::: Supplied material

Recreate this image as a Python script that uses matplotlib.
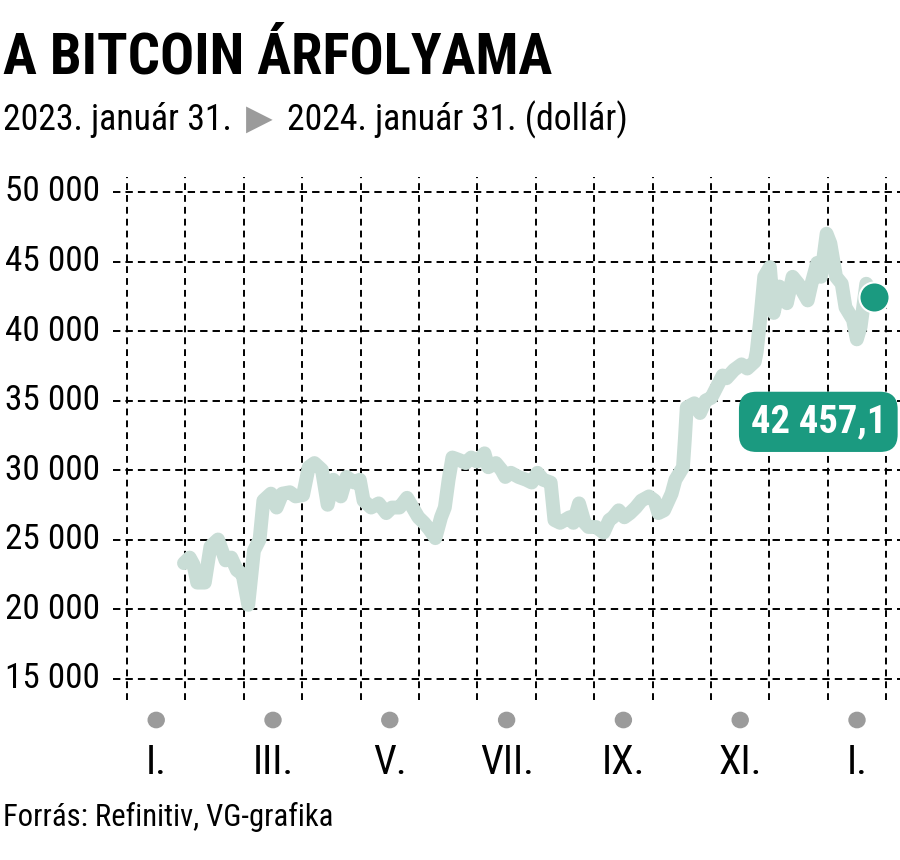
import numpy as np
import pandas as pd
import matplotlib
matplotlib.use("Agg")
import matplotlib.pyplot as plt
from matplotlib import font_manager as fm

# pick the narrowest installed sans family
names = {f.name for f in fm.fontManager.ttflist}
wanted = ["Roboto Condensed", "Liberation Sans Narrow", "Open Sans Condensed",
          "Noto Sans Condensed", "DejaVu Sans Condensed", "Roboto", "Liberation Sans"]
font = next((n for n in wanted if n in names), "DejaVu Sans")
condensed = [f for f in fm.fontManager.ttflist
             if f.stretch in ("condensed", "semi-condensed", "extra-condensed")]
stretch = "normal"
if font in ("Roboto", "Liberation Sans") and condensed:
    font = condensed[0].name
    stretch = condensed[0].stretch
plt.rcParams['font.family'] = [font, 'DejaVu Sans']
plt.rcParams['font.stretch'] = stretch

# Bitcoin closing prices (USD)
dates = [
    "2023-01-31", "2023-02-03", "2023-02-05", "2023-02-07", "2023-02-11", "2023-02-14",
    "2023-02-18", "2023-02-22", "2023-02-25", "2023-02-28", "2023-03-03", "2023-03-06",
    "2023-03-09", "2023-03-12", "2023-03-14", "2023-03-18", "2023-03-21", "2023-03-24",
    "2023-03-28", "2023-03-31", "2023-04-04", "2023-04-07", "2023-04-10", "2023-04-14",
    "2023-04-17", "2023-04-20", "2023-04-24", "2023-04-27", "2023-05-01", "2023-05-04",
    "2023-05-06", "2023-05-10", "2023-05-14", "2023-05-18", "2023-05-21", "2023-05-25",
    "2023-05-29", "2023-06-01", "2023-06-04", "2023-06-07", "2023-06-10", "2023-06-13",
    "2023-06-16", "2023-06-18", "2023-06-20", "2023-06-22", "2023-06-26", "2023-06-29",
    "2023-07-02", "2023-07-05", "2023-07-09", "2023-07-11", "2023-07-15", "2023-07-18",
    "2023-07-20", "2023-07-23", "2023-07-27", "2023-07-31", "2023-08-03", "2023-08-06",
    "2023-08-09", "2023-08-13", "2023-08-15", "2023-08-18", "2023-08-23", "2023-08-25",
    "2023-08-28", "2023-08-31", "2023-09-02", "2023-09-06", "2023-09-10", "2023-09-13",
    "2023-09-15", "2023-09-18", "2023-09-21", "2023-09-24", "2023-09-27", "2023-09-30",
    "2023-10-04", "2023-10-07", "2023-10-09", "2023-10-12", "2023-10-16", "2023-10-18",
    "2023-10-22", "2023-10-23", "2023-10-24", "2023-10-28", "2023-10-31", "2023-11-03",
    "2023-11-06", "2023-11-09", "2023-11-12", "2023-11-14", "2023-11-18", "2023-11-22",
    "2023-11-25", "2023-11-29", "2023-11-30", "2023-12-02", "2023-12-04", "2023-12-07",
    "2023-12-09", "2023-12-12", "2023-12-16", "2023-12-19", "2023-12-22", "2023-12-27",
    "2023-12-29", "2024-01-01", "2024-01-03", "2024-01-06", "2024-01-08", "2024-01-11",
    "2024-01-14", "2024-01-16", "2024-01-20", "2024-01-22", "2024-01-24", "2024-01-27",
    "2024-01-29", "2024-01-31",
]
prices = [
    23300, 23700, 23200, 21900, 21900, 24500,
    25000, 23500, 23700, 22800, 22500, 20300,
    24200, 25000, 27800, 28300, 27300, 28300,
    28400, 28100, 28200, 30200, 30500, 30000,
    27500, 29300, 28100, 29500, 29100, 29300,
    27800, 27300, 27600, 26900, 27300, 27300,
    28000, 27300, 26600, 26200, 25700, 25100,
    26600, 27300, 29300, 30900, 30700, 30500,
    30900, 30600, 31200, 30200, 30500, 30000,
    29500, 29800, 29500, 29300, 29100, 29800,
    29300, 29100, 26400, 26200, 26600, 26200,
    27600, 26200, 25900, 25900, 25500, 26400,
    26600, 27100, 26600, 26900, 27300, 27800,
    28100, 27800, 26900, 27100, 28300, 29300,
    30200, 32200, 34500, 34800, 34100, 35000,
    35200, 36000, 36800, 36600, 37200, 37600,
    37300, 37800, 38500, 41000, 43900, 44600,
    41300, 43200, 42000, 43900, 43400, 42200,
    43400, 44900, 43900, 47000, 46300, 43900,
    43400, 41700, 40800, 39400, 40300, 43400,
    43000, 42457.1,
]
y_ticks = [15000, 20000, 25000, 30000, 35000, 40000, 45000, 50000]
month_labels = ["I.", "III.", "V.", "VII.", "IX.", "XI.", "I."]
last_label = "42 457,1"

LINE = "#c9ddd6"
TEAL = "#1b9a80"
GREY = "#9b9b9b"

d = pd.to_datetime(dates)
x = (d - d[0]).days.values.astype(float)
y = np.array(prices)

W, H = 900, 860
fig = plt.figure(figsize=(W / 100, H / 100), dpi=100)
renderer = fig.canvas.get_renderer()


def fit(t, width, max_size):
    # shrink a text so that it is `width` pixels wide, at most max_size pt
    w = t.get_window_extent(renderer).width
    t.set_fontsize(min(max_size, t.get_fontsize() * width / w))
    return t


# axes box in pixels: left 113, right 900, top 177, bottom 700
ax = fig.add_axes([113 / W, 1 - 700 / H, (900 - 113) / W, (700 - 177) / H])
px_per_day = 1.89
x0_px = 184  # pixel of the first data point
ax.set_xlim((113 - x0_px) / px_per_day, (900 - x0_px) / px_per_day)
ax.set_ylim(13455, 51079)
ax.axis("off")

# dashed grid, one vertical line per month-ish column
grid_start = (127 - x0_px) / px_per_day
grid_step = 58.4 / px_per_day
vx = grid_start + grid_step * np.arange(14)
for v in vx:
    ax.axvline(v, color="black", lw=1.4, dashes=(3.5, 2.6), zorder=1)
for t in y_ticks:
    ax.axhline(t, color="black", lw=1.4, dashes=(3.8, 2.6), zorder=1)

ax.plot(x, y, color=LINE, lw=10, solid_capstyle="round", solid_joinstyle="round", zorder=2)
ax.scatter([x[-1]], [y[-1]], s=470, color=TEAL, edgecolor="white", linewidth=1.5, zorder=4)

lab = ax.annotate(last_label, xy=(x[-1], y[-1]), xytext=(-40, -90), textcoords="offset points",
                  ha="center", va="center", color="white", fontsize=34, fontweight="bold",
                  bbox=dict(boxstyle="round,pad=0.3,rounding_size=0.45", fc=TEAL, ec="none"),
                  zorder=5)
fit(lab, 136, 34)

for t in y_ticks:
    yt = ax.transData.transform((0, t))[1]
    tl = fig.text(100 / W, yt / H, f"{t:,}".replace(",", " "), ha="right", va="center",
                  fontsize=27)
    fit(tl, 95, 27)

# month markers below the plot
mid = grid_start + grid_step * (0.5 + 2 * np.arange(len(month_labels)))
month_texts = []
for m, lab_txt in zip(mid, month_labels):
    px = x0_px + m * px_per_day
    fig.add_artist(plt.Circle((px / W, 1 - 720 / H), 8 / W, transform=fig.transFigure,
                              color=GREY, clip_on=False))
    month_texts.append(fig.text(px / W, 1 - 762 / H, lab_txt, ha="center", va="center",
                                fontsize=34))
fit(month_texts[3], 54, 34)
for mt in month_texts:
    mt.set_fontsize(month_texts[3].get_fontsize())

title = fig.text(3 / W, 1 - 58 / H, "A BITCOIN ÁRFOLYAMA", fontsize=41, fontweight="bold",
                 ha="left", va="center")
fit(title, 550, 41)
s1 = fig.text(3 / W, 1 - 120 / H, "2023. január 31.", fontsize=27, ha="left", va="center")
fit(s1, 229, 27)
fig.text(259 / W, 1 - 119 / H, "\u25B6", fontsize=25, color=GREY, ha="center", va="center",
         family="DejaVu Sans")
s2 = fig.text(287 / W, 1 - 120 / H, "2024. január 31. (dollár)", fontsize=27, ha="left",
              va="center")
fit(s2, 341, 27)
src = fig.text(3 / W, 1 - 817 / H, "Forrás: Refinitiv, VG-grafika", fontsize=27, ha="left",
               va="center")
fit(src, 330, 27)

fig.savefig("out.png", dpi=100)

::::::

* _Aim_
Leave the pictures out and reproduce exactly the lines from the top of the listing above through the line with "plt.rcParams['font.stretch'] = stretch".

* _Answer to the task_
Recreate this image as a Python script that uses matplotlib.
import numpy as np
import pandas as pd
import matplotlib
matplotlib.use("Agg")
import matplotlib.pyplot as plt
from matplotlib import font_manager as fm

# pick the narrowest installed sans family
names = {f.name for f in fm.fontManager.ttflist}
wanted = ["Roboto Condensed", "Liberation Sans Narrow", "Open Sans Condensed",
          "Noto Sans Condensed", "DejaVu Sans Condensed", "Roboto", "Liberation Sans"]
font = next((n for n in wanted if n in names), "DejaVu Sans")
condensed = [f for f in fm.fontManager.ttflist
             if f.stretch in ("condensed", "semi-condensed", "extra-condensed")]
stretch = "normal"
if font in ("Roboto", "Liberation Sans") and condensed:
    font = condensed[0].name
    stretch = condensed[0].stretch
plt.rcParams['font.family'] = [font, 'DejaVu Sans']
plt.rcParams['font.stretch'] = stretch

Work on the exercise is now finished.